§ Aim of the exercise
Write out, word for word, the stretch of lines beginning at the one with "Convert this chart to Apache ECharts code." and ending at the one with "const gridLines = xTicks.map(v", omitting the images.

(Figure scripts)
:::::

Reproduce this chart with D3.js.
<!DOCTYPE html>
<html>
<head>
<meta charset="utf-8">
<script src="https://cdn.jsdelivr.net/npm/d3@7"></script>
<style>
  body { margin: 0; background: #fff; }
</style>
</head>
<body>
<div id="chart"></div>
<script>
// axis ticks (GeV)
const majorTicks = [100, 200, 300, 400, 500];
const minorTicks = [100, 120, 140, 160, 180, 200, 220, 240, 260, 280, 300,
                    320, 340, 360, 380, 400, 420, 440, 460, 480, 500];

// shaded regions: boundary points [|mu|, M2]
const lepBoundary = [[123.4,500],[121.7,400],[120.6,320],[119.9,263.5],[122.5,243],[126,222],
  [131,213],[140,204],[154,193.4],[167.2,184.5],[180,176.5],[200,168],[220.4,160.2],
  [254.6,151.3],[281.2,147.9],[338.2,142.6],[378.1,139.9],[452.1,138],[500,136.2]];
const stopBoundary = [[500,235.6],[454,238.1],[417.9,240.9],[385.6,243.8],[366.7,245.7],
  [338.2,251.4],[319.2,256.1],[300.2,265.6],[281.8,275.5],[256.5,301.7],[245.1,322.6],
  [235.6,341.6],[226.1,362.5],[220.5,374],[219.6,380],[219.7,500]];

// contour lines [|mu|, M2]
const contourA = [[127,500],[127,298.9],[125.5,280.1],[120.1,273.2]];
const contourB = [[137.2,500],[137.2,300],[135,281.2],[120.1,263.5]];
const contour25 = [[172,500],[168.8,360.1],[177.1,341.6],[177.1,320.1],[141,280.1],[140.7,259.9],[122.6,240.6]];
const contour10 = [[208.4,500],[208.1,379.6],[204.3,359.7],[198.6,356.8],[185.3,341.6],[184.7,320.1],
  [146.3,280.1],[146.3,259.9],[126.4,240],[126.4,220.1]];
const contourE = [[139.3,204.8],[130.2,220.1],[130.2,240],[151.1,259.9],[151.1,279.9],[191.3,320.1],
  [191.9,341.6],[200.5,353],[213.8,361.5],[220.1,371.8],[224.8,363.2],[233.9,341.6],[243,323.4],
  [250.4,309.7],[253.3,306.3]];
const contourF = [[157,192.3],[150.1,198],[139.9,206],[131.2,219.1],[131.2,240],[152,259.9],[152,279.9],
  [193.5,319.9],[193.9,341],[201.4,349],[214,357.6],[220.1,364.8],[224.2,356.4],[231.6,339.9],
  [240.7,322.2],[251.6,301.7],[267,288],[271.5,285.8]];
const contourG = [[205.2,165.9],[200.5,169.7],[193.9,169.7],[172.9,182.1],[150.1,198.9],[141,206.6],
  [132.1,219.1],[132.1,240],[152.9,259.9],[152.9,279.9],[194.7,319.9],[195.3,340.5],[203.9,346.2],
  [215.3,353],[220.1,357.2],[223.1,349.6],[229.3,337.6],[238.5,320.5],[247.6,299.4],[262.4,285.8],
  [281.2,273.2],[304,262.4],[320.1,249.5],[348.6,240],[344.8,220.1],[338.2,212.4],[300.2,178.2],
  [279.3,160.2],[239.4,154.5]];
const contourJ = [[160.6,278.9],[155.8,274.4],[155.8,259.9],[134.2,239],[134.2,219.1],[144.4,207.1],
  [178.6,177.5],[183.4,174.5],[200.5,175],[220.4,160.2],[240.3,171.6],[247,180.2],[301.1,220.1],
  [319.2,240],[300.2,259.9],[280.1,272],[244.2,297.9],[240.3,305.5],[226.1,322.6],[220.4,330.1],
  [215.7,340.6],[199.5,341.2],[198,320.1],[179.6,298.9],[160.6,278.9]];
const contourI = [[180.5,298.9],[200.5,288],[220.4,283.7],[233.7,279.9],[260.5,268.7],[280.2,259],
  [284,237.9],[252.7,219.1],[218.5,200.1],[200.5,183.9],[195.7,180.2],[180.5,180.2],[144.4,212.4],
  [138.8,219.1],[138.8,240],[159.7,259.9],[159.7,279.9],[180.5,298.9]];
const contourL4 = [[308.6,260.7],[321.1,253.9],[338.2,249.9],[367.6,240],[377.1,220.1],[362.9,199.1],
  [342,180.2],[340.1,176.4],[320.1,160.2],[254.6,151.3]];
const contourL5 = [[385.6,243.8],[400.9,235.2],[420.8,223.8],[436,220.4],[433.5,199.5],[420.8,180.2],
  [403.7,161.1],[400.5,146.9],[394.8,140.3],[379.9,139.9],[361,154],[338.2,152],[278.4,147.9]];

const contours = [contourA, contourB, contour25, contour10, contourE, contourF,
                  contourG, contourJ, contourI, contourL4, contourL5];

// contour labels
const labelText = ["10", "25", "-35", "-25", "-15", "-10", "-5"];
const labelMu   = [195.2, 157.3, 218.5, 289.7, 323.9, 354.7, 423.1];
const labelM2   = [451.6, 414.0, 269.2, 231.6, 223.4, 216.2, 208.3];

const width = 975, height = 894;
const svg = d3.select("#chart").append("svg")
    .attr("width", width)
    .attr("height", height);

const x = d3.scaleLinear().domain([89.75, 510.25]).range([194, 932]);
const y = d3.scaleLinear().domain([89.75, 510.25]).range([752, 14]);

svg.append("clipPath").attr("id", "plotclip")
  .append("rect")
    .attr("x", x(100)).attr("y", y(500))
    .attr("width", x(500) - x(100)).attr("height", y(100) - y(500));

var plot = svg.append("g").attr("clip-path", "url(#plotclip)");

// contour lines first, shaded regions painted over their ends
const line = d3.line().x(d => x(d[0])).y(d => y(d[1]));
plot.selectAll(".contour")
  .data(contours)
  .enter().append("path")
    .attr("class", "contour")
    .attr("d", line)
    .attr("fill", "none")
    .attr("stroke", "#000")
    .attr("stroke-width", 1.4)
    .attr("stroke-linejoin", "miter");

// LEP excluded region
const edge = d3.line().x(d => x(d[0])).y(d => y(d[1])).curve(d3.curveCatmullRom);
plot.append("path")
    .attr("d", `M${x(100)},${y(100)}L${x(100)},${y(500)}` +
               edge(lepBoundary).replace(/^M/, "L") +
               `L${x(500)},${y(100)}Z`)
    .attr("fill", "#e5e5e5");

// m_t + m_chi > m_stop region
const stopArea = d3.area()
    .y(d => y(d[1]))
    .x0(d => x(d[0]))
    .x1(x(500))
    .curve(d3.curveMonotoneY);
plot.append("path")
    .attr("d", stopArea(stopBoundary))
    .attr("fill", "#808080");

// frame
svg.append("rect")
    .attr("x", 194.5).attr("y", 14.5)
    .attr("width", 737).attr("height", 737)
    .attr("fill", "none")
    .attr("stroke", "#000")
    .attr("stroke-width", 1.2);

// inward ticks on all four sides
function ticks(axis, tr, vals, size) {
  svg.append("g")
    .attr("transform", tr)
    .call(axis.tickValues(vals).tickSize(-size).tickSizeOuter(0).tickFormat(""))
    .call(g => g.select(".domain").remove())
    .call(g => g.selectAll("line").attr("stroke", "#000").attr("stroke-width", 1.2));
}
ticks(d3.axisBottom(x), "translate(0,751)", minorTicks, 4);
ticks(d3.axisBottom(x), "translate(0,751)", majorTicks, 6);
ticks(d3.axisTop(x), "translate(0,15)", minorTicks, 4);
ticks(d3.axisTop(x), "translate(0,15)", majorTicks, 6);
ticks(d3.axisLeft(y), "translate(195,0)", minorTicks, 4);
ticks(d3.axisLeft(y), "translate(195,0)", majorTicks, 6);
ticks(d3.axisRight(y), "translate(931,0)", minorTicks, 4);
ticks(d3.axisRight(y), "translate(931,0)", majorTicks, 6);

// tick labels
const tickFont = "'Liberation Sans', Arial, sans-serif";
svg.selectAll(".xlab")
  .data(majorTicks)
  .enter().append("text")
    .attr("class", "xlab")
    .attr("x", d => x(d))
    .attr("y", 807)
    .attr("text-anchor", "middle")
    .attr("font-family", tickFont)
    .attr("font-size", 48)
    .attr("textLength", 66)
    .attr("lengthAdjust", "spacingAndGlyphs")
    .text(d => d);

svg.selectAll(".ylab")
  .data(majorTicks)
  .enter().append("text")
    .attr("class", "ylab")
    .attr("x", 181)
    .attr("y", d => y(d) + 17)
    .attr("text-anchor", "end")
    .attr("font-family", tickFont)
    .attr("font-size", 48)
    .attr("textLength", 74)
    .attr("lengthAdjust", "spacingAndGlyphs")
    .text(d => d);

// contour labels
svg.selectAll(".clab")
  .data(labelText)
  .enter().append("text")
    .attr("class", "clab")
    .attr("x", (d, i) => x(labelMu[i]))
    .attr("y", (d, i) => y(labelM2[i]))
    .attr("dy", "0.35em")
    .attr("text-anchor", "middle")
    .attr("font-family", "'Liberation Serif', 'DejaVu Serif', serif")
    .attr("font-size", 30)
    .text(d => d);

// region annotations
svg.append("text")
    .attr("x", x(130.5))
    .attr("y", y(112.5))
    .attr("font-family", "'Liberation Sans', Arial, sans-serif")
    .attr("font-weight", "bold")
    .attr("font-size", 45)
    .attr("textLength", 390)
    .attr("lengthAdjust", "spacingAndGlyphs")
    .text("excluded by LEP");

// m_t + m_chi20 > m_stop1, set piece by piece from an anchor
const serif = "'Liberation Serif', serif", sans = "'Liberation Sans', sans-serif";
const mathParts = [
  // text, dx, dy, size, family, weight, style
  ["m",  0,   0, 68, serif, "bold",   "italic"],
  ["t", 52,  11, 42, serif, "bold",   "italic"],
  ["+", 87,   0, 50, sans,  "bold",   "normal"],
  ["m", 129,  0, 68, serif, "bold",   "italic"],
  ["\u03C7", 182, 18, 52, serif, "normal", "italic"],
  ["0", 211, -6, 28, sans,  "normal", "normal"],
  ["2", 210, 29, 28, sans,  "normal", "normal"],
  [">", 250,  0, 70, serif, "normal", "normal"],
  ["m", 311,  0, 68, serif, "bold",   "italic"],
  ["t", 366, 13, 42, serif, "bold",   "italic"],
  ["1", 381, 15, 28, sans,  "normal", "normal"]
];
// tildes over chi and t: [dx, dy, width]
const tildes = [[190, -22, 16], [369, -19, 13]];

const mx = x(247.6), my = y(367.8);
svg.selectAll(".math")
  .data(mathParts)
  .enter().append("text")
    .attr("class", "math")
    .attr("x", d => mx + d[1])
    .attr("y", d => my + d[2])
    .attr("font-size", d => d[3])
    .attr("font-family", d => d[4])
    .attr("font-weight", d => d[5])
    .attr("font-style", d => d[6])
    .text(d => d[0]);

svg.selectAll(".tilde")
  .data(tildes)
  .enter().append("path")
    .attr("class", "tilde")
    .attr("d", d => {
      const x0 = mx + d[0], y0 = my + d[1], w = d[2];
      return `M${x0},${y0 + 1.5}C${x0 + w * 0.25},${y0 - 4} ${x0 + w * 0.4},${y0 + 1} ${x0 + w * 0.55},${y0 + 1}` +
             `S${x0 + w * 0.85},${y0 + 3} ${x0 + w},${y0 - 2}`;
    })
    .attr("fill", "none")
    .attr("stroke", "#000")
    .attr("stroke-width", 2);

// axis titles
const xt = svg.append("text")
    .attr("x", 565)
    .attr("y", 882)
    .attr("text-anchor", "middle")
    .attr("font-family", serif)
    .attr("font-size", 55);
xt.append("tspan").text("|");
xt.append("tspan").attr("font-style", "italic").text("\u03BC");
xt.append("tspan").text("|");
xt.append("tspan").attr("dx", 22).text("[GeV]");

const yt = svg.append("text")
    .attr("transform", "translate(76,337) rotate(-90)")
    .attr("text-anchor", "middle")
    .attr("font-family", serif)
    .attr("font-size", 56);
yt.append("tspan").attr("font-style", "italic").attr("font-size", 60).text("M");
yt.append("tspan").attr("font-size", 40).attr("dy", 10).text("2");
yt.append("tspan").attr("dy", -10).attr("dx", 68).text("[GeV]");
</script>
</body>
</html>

:::::

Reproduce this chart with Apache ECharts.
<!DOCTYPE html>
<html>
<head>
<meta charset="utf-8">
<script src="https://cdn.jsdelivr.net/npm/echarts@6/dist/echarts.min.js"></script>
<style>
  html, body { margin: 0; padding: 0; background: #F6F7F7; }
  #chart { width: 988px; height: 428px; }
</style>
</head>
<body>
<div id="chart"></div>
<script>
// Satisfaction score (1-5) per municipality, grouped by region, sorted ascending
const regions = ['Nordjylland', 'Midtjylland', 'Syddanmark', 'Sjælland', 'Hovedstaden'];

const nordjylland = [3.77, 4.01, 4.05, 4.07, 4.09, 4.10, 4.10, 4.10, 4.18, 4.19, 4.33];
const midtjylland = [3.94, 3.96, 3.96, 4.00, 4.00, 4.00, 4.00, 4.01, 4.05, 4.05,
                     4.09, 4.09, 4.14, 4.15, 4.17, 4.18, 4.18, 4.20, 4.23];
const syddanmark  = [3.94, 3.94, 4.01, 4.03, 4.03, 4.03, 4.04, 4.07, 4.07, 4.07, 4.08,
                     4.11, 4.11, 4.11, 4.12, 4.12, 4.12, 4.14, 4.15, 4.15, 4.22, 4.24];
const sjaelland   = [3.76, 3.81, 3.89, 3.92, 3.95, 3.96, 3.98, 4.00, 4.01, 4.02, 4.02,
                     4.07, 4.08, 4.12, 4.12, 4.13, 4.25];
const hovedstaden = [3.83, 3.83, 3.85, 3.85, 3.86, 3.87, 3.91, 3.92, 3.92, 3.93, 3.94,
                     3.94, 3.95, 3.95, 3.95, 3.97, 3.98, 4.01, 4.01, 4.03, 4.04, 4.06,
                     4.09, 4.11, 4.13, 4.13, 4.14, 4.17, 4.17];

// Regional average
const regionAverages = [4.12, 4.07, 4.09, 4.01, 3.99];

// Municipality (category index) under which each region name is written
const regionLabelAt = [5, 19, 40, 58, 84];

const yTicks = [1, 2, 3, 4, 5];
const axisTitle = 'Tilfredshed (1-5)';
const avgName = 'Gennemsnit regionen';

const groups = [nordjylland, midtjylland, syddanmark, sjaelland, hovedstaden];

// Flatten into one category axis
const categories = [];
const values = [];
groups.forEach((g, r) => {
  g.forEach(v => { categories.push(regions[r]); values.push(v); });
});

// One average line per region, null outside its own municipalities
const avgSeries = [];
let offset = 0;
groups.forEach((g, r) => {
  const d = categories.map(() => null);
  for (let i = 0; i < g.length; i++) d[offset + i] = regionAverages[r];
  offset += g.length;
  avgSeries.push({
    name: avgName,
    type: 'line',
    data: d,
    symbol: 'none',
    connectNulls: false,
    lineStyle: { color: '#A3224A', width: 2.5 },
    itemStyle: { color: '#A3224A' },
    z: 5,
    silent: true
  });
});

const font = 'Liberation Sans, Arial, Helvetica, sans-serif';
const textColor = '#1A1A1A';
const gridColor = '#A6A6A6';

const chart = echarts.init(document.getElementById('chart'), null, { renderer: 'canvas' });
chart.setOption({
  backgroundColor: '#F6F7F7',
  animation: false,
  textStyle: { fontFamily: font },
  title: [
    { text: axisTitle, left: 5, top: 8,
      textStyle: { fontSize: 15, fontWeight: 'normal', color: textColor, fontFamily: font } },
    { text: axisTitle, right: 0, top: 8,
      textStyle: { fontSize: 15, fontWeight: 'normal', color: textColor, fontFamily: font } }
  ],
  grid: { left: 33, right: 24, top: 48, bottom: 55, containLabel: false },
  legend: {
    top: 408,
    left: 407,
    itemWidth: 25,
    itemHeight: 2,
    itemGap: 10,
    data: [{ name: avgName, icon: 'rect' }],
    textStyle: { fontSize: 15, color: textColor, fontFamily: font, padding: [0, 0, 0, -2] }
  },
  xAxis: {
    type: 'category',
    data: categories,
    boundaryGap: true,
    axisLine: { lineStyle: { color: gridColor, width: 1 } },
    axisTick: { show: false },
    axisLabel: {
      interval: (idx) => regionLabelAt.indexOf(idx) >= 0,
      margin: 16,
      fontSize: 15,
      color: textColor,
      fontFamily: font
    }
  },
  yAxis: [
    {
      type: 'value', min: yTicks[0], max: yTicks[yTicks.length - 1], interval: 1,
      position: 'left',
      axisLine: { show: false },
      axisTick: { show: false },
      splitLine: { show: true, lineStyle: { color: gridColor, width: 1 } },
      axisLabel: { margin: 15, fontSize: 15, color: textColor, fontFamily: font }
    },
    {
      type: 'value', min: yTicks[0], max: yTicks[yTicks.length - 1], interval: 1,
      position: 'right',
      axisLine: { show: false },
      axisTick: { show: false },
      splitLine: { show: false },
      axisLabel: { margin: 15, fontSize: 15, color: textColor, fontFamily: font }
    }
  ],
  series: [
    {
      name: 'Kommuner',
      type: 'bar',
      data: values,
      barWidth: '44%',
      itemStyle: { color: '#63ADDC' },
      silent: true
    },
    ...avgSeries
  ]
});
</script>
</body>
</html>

:::::

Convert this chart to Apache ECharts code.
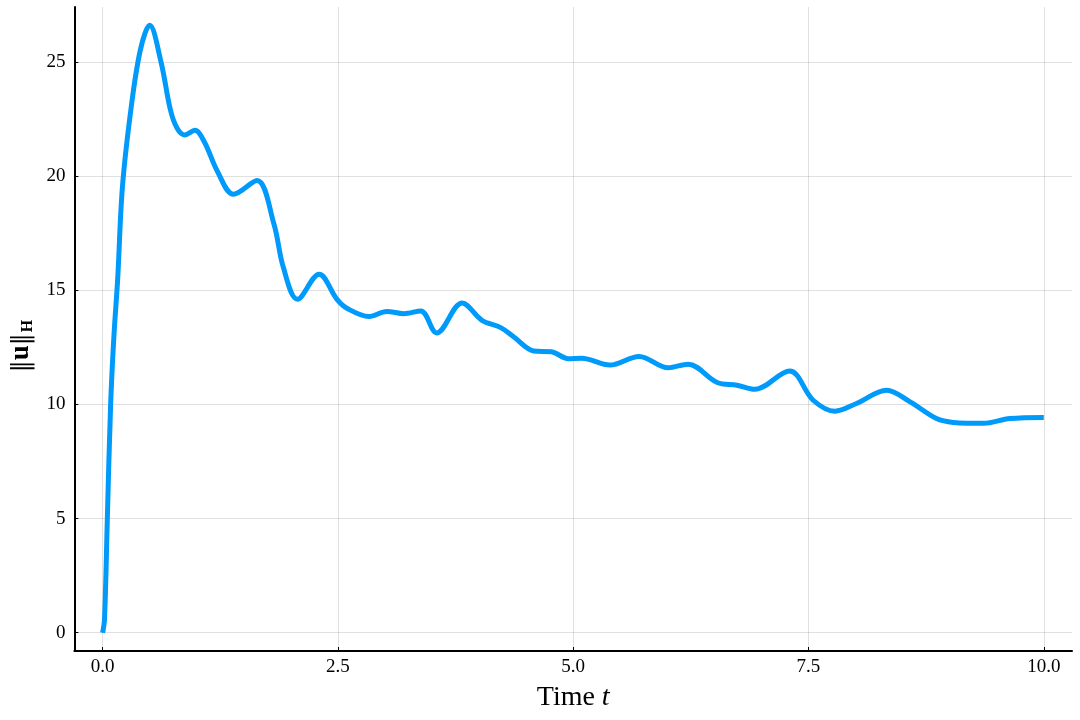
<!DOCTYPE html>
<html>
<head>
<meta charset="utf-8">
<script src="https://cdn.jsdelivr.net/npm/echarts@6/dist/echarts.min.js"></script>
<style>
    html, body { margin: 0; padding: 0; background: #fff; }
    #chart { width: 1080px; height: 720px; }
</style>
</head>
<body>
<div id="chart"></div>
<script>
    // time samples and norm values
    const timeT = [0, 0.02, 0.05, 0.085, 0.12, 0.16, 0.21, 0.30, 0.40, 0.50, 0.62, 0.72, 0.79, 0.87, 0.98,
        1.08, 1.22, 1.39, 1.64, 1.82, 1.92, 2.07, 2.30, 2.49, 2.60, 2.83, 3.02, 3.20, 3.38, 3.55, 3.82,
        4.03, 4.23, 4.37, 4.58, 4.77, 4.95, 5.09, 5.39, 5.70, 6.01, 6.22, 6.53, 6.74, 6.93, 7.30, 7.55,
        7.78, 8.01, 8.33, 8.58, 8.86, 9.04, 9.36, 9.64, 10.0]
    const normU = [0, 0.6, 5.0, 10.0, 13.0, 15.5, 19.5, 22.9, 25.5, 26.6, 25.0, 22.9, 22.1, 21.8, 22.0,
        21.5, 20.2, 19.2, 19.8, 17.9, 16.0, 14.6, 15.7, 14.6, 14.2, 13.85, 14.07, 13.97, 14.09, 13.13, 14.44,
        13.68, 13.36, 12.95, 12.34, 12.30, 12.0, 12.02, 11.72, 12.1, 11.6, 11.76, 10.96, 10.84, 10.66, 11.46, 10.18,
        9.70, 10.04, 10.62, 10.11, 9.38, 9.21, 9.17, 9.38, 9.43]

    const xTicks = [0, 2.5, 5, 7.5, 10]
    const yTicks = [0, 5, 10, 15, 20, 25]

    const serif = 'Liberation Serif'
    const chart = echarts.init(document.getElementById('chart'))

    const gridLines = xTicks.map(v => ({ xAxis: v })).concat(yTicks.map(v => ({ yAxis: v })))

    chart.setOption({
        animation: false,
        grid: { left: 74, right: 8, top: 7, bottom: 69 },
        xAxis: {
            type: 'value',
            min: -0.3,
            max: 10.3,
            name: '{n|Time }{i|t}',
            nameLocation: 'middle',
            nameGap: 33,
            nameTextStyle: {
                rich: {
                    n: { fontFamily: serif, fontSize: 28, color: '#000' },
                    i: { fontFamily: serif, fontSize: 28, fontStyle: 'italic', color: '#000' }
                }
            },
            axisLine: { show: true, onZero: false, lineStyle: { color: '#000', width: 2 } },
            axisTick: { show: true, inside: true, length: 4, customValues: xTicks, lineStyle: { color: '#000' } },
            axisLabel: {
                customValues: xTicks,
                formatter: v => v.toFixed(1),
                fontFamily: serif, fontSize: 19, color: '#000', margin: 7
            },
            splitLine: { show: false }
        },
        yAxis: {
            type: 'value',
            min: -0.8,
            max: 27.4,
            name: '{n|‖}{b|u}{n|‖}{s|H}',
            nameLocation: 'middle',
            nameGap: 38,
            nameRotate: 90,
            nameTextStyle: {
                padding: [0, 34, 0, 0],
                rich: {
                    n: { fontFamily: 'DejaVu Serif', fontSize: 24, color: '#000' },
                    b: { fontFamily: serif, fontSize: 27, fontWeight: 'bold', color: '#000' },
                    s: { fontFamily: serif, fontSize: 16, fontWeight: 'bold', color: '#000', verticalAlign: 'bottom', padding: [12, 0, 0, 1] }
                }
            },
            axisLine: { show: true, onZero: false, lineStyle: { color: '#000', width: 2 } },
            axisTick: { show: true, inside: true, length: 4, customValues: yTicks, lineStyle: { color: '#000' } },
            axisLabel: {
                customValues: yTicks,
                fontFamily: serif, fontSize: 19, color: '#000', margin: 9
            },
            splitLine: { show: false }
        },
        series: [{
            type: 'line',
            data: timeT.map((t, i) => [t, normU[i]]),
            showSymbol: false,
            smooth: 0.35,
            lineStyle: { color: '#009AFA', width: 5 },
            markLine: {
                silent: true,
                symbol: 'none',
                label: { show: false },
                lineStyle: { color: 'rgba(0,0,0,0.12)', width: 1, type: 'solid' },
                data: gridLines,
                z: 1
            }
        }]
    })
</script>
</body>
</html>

:::::

§ Finished answer
Convert this chart to Apache ECharts code.
<!DOCTYPE html>
<html>
<head>
<meta charset="utf-8">
<script src="https://cdn.jsdelivr.net/npm/echarts@6/dist/echarts.min.js"></script>
<style>
    html, body { margin: 0; padding: 0; background: #fff; }
    #chart { width: 1080px; height: 720px; }
</style>
</head>
<body>
<div id="chart"></div>
<script>
    // time samples and norm values
    const timeT = [0, 0.02, 0.05, 0.085, 0.12, 0.16, 0.21, 0.30, 0.40, 0.50, 0.62, 0.72, 0.79, 0.87, 0.98,
        1.08, 1.22, 1.39, 1.64, 1.82, 1.92, 2.07, 2.30, 2.49, 2.60, 2.83, 3.02, 3.20, 3.38, 3.55, 3.82,
        4.03, 4.23, 4.37, 4.58, 4.77, 4.95, 5.09, 5.39, 5.70, 6.01, 6.22, 6.53, 6.74, 6.93, 7.30, 7.55,
        7.78, 8.01, 8.33, 8.58, 8.86, 9.04, 9.36, 9.64, 10.0]
    const normU = [0, 0.6, 5.0, 10.0, 13.0, 15.5, 19.5, 22.9, 25.5, 26.6, 25.0, 22.9, 22.1, 21.8, 22.0,
        21.5, 20.2, 19.2, 19.8, 17.9, 16.0, 14.6, 15.7, 14.6, 14.2, 13.85, 14.07, 13.97, 14.09, 13.13, 14.44,
        13.68, 13.36, 12.95, 12.34, 12.30, 12.0, 12.02, 11.72, 12.1, 11.6, 11.76, 10.96, 10.84, 10.66, 11.46, 10.18,
        9.70, 10.04, 10.62, 10.11, 9.38, 9.21, 9.17, 9.38, 9.43]

    const xTicks = [0, 2.5, 5, 7.5, 10]
    const yTicks = [0, 5, 10, 15, 20, 25]

    const serif = 'Liberation Serif'
    const chart = echarts.init(document.getElementById('chart'))

    const gridLines = xTicks.map(v => ({ xAxis: v })).concat(yTicks.map(v => ({ yAxis: v })))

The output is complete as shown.